**Job**
Among the records that follow, find the line with "Reproduce this chart with Apache ECharts." and the line with "1.6, 2.0, 2.2, 2.0];". Set down those lines and all lines between them exactly, without adding anything.

-- Start of Raw records --

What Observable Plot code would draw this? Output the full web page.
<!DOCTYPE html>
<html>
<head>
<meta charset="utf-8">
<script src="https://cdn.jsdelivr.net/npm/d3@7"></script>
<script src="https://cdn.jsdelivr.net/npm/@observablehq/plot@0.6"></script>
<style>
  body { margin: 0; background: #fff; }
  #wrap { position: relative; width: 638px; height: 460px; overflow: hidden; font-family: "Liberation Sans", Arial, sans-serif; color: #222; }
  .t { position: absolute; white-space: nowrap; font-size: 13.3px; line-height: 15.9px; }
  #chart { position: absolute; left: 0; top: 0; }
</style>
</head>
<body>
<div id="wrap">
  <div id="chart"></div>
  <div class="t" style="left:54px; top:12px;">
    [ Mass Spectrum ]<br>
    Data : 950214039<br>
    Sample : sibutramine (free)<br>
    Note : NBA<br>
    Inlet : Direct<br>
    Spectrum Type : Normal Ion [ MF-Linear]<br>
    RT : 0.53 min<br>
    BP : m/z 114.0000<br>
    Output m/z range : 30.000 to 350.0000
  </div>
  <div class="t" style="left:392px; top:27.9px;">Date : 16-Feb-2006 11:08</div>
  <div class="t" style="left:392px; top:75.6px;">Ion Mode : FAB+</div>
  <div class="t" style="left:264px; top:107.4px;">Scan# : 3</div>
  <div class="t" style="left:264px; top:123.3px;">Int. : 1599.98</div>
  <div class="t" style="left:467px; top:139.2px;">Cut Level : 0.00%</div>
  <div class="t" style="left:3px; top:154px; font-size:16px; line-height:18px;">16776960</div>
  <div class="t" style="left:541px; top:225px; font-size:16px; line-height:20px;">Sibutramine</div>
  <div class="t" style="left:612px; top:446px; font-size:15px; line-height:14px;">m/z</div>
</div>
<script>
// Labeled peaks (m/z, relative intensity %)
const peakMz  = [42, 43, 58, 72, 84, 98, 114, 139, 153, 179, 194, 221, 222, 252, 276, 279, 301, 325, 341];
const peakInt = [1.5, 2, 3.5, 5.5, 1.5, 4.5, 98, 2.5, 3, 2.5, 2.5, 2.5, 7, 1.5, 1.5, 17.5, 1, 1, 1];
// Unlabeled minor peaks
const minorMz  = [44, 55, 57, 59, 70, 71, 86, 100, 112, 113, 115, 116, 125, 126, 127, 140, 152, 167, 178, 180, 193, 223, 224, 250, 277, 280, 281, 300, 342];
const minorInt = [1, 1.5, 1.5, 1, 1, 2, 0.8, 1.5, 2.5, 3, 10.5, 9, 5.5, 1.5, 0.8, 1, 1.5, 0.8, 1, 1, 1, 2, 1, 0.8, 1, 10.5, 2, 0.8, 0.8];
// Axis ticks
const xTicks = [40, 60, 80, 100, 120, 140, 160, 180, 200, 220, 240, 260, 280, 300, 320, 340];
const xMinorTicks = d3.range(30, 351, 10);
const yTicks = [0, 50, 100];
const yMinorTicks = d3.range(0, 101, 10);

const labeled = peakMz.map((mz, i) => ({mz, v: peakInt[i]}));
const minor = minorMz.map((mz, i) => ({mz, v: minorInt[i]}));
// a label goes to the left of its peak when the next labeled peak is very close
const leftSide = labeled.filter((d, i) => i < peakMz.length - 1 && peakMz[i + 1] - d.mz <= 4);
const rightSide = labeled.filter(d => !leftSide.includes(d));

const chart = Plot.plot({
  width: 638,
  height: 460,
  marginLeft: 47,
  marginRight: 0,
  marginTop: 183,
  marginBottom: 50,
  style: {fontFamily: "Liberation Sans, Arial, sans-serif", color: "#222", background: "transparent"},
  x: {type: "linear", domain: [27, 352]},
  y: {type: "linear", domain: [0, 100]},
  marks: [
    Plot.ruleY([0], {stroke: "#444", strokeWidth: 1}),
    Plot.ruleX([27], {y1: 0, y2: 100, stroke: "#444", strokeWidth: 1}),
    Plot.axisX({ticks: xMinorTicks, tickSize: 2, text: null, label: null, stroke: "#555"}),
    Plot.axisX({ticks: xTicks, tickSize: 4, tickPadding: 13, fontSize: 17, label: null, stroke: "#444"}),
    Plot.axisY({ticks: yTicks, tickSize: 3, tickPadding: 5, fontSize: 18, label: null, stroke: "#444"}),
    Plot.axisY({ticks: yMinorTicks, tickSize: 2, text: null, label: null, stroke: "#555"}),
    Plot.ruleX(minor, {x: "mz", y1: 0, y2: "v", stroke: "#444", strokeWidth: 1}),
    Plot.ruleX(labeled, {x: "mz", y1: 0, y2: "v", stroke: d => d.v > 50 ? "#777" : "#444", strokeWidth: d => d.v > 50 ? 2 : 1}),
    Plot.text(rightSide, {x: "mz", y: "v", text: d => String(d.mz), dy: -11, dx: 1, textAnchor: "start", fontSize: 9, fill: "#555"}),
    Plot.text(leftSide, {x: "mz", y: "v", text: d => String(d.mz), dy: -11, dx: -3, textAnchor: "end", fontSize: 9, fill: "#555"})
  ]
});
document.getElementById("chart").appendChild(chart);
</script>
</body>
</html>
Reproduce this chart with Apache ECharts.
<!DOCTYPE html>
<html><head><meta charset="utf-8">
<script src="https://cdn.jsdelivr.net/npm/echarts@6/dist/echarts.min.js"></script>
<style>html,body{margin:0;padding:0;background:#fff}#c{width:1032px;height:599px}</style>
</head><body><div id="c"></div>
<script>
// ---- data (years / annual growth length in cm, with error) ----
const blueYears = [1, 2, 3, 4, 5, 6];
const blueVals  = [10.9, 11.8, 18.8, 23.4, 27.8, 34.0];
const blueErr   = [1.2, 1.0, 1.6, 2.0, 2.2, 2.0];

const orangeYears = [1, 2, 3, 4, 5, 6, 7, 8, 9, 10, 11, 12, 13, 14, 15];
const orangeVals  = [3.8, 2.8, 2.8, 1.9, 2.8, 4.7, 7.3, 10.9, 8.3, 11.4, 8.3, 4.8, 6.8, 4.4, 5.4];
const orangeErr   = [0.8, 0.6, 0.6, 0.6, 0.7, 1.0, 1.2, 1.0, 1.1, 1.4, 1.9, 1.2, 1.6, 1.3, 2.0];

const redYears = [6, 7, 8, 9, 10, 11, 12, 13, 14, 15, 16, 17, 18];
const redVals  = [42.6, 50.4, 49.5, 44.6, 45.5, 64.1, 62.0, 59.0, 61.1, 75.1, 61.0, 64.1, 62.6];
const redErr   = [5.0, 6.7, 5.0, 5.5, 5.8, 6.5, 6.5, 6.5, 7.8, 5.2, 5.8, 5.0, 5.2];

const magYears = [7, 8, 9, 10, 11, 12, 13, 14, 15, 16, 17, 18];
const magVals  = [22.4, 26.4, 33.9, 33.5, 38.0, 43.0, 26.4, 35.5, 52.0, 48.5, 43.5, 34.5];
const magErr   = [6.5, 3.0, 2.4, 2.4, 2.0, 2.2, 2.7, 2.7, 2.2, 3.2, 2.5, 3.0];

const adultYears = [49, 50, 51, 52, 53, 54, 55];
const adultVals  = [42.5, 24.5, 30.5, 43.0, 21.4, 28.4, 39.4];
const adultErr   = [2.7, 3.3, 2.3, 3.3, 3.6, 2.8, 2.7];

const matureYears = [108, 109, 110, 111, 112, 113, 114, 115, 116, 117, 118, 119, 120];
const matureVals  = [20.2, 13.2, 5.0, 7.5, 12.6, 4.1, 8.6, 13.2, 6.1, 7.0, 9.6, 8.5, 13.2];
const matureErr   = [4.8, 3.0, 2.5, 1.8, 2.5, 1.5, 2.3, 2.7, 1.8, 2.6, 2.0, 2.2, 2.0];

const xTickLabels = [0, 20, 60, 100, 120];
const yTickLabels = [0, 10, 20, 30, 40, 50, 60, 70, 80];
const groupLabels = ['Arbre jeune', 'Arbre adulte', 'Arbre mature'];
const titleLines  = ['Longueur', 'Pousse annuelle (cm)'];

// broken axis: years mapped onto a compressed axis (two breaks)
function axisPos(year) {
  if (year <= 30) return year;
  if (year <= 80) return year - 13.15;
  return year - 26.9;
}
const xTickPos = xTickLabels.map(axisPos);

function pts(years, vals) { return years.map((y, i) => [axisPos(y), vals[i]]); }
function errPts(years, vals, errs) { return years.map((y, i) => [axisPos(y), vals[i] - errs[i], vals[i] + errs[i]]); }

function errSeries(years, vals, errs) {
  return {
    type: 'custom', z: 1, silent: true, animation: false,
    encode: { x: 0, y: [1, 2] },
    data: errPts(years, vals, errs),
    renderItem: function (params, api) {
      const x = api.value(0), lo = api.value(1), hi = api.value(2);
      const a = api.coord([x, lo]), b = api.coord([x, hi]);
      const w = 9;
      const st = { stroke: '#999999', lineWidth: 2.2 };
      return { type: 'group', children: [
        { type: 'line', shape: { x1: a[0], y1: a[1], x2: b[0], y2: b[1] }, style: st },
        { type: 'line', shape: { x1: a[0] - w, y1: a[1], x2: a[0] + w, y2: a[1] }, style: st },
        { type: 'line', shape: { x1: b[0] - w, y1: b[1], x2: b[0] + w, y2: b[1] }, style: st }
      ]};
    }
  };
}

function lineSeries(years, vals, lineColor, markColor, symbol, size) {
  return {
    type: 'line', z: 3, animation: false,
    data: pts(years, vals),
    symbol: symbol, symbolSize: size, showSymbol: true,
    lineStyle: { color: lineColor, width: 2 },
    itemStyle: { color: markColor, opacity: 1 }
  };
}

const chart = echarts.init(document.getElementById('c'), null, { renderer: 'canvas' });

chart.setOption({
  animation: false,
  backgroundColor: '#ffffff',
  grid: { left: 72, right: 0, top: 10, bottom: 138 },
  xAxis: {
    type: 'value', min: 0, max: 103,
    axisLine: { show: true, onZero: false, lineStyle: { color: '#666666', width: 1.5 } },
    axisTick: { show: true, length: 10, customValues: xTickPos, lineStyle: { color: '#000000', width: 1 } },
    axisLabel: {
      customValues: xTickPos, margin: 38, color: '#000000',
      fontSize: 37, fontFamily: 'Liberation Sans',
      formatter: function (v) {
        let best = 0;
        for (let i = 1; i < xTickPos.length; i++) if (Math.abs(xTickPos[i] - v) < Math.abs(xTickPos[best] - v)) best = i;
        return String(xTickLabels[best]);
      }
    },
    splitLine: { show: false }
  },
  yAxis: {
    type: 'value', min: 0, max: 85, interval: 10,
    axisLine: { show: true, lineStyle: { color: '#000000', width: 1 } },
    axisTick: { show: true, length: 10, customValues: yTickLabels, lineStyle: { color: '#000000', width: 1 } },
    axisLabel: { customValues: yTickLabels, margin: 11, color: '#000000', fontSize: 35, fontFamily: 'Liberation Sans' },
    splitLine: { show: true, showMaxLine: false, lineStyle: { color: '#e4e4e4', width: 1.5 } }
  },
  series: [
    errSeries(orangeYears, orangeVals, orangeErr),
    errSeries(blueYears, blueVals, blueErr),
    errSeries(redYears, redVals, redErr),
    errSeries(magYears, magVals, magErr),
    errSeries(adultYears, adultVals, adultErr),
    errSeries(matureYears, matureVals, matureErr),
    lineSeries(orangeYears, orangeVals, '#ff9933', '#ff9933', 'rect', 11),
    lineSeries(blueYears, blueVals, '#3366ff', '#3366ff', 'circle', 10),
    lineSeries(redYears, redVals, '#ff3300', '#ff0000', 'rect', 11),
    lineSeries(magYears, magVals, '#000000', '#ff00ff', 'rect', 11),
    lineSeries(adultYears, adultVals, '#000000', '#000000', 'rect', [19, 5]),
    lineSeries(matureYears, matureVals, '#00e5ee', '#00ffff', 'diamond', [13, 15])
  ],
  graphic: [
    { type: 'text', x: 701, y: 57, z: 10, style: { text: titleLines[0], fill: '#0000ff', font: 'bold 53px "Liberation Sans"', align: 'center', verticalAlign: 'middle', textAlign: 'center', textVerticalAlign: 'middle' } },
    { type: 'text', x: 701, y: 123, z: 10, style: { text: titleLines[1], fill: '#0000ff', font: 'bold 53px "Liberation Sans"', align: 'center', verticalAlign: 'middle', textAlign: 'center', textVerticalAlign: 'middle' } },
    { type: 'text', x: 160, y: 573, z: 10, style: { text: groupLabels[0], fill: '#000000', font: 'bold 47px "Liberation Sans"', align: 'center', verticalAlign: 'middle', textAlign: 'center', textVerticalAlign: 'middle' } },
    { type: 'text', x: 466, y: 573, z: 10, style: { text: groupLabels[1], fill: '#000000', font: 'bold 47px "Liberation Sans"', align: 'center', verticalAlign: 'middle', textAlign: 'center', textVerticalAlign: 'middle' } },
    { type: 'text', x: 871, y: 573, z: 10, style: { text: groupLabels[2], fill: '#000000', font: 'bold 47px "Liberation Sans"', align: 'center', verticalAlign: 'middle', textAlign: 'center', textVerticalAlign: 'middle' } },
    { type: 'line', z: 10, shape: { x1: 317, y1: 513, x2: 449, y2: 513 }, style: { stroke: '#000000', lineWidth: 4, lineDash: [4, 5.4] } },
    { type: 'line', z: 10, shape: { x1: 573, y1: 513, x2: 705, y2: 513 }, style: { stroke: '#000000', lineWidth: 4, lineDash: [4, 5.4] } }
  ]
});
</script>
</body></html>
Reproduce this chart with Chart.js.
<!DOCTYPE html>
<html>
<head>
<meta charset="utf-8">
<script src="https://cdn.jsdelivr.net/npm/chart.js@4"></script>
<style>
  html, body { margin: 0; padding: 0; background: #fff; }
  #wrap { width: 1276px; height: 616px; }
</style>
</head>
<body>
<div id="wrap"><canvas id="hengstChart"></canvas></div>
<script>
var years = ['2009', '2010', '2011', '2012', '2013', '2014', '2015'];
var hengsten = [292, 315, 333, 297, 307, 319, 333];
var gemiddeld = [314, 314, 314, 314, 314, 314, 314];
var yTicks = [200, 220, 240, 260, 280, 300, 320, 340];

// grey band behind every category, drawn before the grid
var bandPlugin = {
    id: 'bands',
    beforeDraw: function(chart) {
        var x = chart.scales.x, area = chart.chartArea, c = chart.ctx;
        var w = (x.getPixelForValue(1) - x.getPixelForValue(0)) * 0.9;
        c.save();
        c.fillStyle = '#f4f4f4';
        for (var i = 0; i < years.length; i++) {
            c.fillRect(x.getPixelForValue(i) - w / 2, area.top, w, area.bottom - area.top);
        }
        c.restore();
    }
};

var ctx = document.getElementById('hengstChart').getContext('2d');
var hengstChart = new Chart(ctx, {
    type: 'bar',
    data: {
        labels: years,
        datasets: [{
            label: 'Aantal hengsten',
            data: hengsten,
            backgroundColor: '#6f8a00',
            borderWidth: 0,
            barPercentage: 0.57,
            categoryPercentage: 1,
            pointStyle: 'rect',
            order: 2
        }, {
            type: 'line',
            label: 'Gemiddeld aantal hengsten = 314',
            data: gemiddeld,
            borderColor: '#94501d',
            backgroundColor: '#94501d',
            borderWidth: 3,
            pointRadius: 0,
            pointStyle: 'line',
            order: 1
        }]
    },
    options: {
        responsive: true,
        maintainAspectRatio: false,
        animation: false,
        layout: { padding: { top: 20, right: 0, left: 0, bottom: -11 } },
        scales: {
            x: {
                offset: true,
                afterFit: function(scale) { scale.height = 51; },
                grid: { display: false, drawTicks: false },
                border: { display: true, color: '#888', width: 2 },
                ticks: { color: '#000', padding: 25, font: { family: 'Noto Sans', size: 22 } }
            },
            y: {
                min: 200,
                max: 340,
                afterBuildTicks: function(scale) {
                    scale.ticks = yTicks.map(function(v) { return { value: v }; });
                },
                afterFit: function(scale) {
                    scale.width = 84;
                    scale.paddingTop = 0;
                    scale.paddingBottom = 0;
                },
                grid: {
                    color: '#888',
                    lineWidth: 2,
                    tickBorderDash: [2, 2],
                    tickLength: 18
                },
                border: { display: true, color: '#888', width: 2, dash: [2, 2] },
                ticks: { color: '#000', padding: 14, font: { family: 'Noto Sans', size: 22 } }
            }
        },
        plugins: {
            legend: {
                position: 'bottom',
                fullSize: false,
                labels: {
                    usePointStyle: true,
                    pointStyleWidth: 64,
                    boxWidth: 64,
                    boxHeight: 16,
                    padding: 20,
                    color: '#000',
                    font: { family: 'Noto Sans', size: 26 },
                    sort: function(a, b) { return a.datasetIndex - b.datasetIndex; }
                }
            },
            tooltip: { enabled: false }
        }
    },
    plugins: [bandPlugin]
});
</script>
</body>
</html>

-- End of Raw records --

**Complete answer**
Reproduce this chart with Apache ECharts.
<!DOCTYPE html>
<html><head><meta charset="utf-8">
<script src="https://cdn.jsdelivr.net/npm/echarts@6/dist/echarts.min.js"></script>
<style>html,body{margin:0;padding:0;background:#fff}#c{width:1032px;height:599px}</style>
</head><body><div id="c"></div>
<script>
// ---- data (years / annual growth length in cm, with error) ----
const blueYears = [1, 2, 3, 4, 5, 6];
const blueVals  = [10.9, 11.8, 18.8, 23.4, 27.8, 34.0];
const blueErr   = [1.2, 1.0, 1.6, 2.0, 2.2, 2.0];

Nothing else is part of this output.